For them, Divine Providence was their Heavenly Father, watching over them, taking care of them and providing for them and doing everything a good father does for his children. For the history of their convent to the story of God's fatherly care, visible and tangible at all times down the years.
So often the tender "branch" swayed and rocked beneath the force of violent storms of problems and pressures of financial difficulties and anxieties, of sickness and death, but it never broke.

The winds of death started as early as 1870 and on three occasions swept away the young - Sister Bridget Murphy in 1870 was still a novice; Sister M. Fincarr Murphy in 1916 had been just eight years a nun; Sister M. Patricia Kelly in 1940 was only thirty-six years.

At its peak the convent had some twenty-four sisters, now sadly the numbers are down to five plus two sisters in hospital in Tralee. When we visited the little cemetery at the rear of the old Convent, we counted forty-four graves.

Writing some years ago, one of the sisters said the following: "Dear Sisters - our Community in Heaven, as we lovingly call you, we dedicate these pages to you and to the memory of your great deeds which we have endeavoured to recount. We will remember you forever with unbreakable affection, with admiration, with gratitude and with nostalgia.

"No one among us now in Divine Providence knows you all, but all of us know many of you. We have lived with you and walked with you and talked with you and laboured with you. We sat at your bedside and we nursed you and we have accompanied you to your resting place.

"We miss you- life is not the same without you. But we continue to show our trust and gratitude to our Heavenly Father by accepting a new manifestation of His love in this change. We carry on your work as best we can. We strive to be totally committed and dedicated to Christ like you.

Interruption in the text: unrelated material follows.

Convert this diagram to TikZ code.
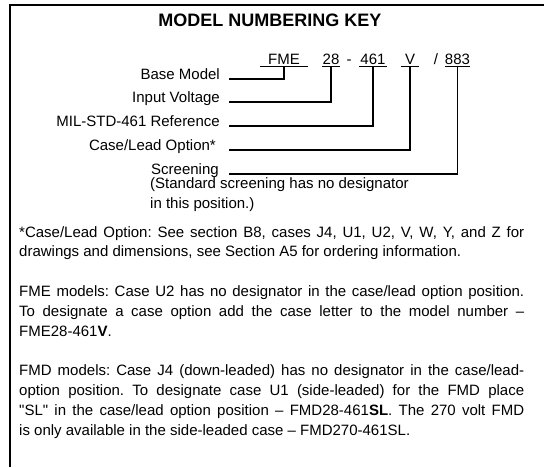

"Despite any trappings of riches acquired by us in recent years we want to be pure of heart and poor in fact just like you - you really had nothing. Life to you was Christ and now death had brought you something more, for what you desired, you now see, and you will sing forever of the Lord's love.
"We are still 'racing for the finish' and we look forward to rejoining you on the great Eternal Shore. I bParrthas na nGrast go rabhaimid."